Trade groups, lawyers, investment firms, technology companies and foreign governments suggested a range of changes to the Treasury Department’s proposed outbound investment rules (see 2406210034), echoing calls last year for more clarity surrounding the due-diligence steps that will be required of deal-makers and warning that the U.S. risks chilling a broad range of U.S. ventures in China (see 2310050035). Several commenters also urged the Biden administration not to finalize the new prohibitions without similar buy-in from allies, with at least one group suggesting the U.S. is further from coordinating the rules among trading partners than it has let on.
Blake Hulnick, former attorney-adviser in the Office of Foreign Assets Control’s chief counsel office, was named senior adviser to the Treasury Department’s general counsel, he announced on LinkedIn. Hulnick joined Treasury in 2023.
Katarina Caretto O'Regan, a Treasury Department senior sanctions policy adviser, began a temporary assignment as senior adviser to Treasury’s undersecretary for terrorism and financial intelligence, she announced on LinkedIn. O'Regan has been a sanctions policy adviser at Treasury since March 2022.
Brian Nelson, the Treasury Department’s undersecretary for terrorism and financial intelligence, is leaving the agency to join the presidential campaign of Vice President Kamala Harrris, Axios reported last week. A Treasury spokesperson didn’t respond to a request for comment, but confirmed on LinkedIn that Nelson is being replaced by Brad Smith, the current director of the Office of Foreign Assets Control, on an acting basis.
The U.K. on Aug. 2 renewed a sanctions license allowing for certain sales, divestments or transfers of "financial instruments" held by the Russian Central Securities Depository. The license now runs through Oct. 12.
Senate Foreign Relations Committee Chairman Ben Cardin, D-Md., Aug. 1 encouraged U.S. allies and partners to impose more sanctions on those waging Sudan’s civil war.

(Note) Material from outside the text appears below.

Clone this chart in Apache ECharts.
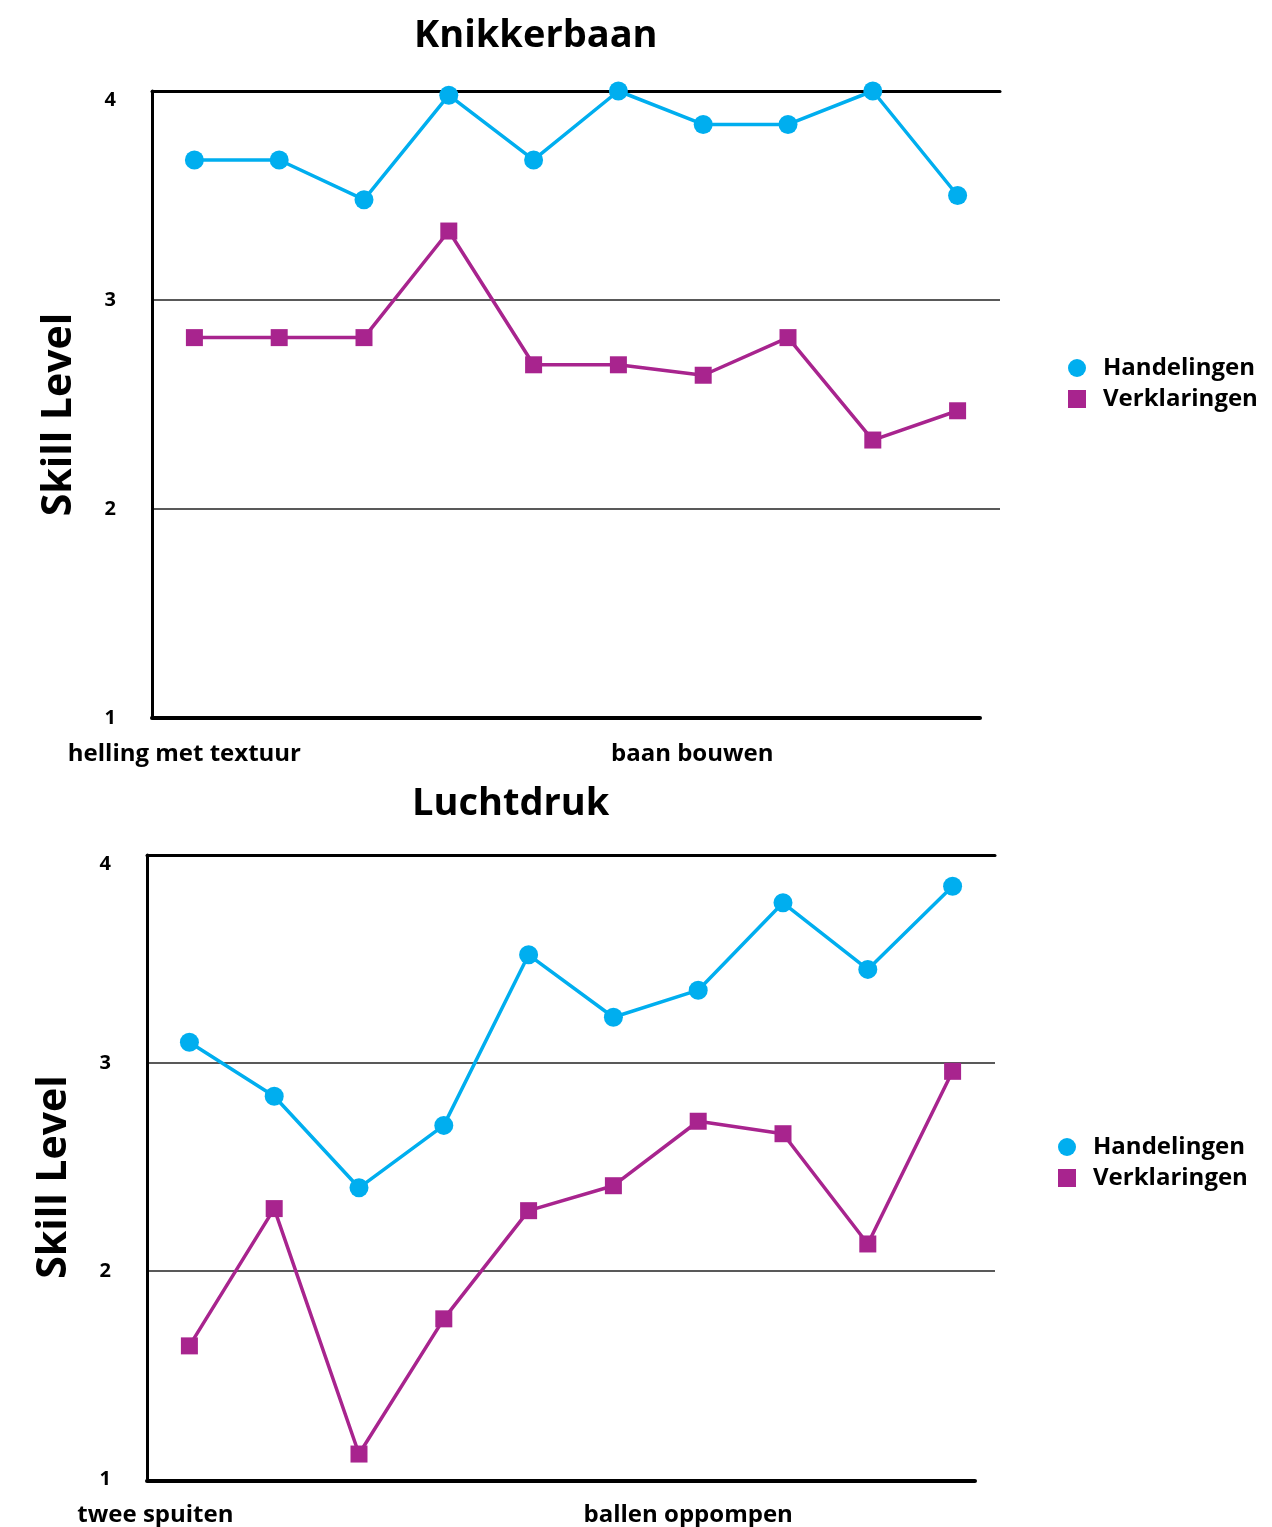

The Senate Appropriations Committee is concerned that Chinese Communist Party-backed companies may be “exploiting” the U.S. bankruptcy process to obtain American companies’ sensitive and proprietary information, the panel wrote in a new report accompanying its version of the FY 2025 Financial Services and General Government Appropriations Act.
The U.N. Security Council and the U.K. removed two people tied to Yemen from their sanctions lists, including former Yemen President Ali Abdullah Saleh, who died in 2017. They also removed his son, Ahmed Ali Abdullah Saleh, who the council said has “played a key role in facilitating the Houthi military expansion,” after lobbying from Yemeni leaders, Saudi Arabia and the United Arab Emirates, Arabic newspaper Asharq Al-Awsat reported Aug. 2. Ahmed Ali Abdullah Saleh is Yemen’s ambassador to the UAE.
The Office of Foreign Assets Control renewed two Russia-related general licenses last week that authorize transactions related to debt, equity or currency-conversion. Both licenses were scheduled to expire Aug. 13 but now expire 12:01 a.m. EDT Oct. 12.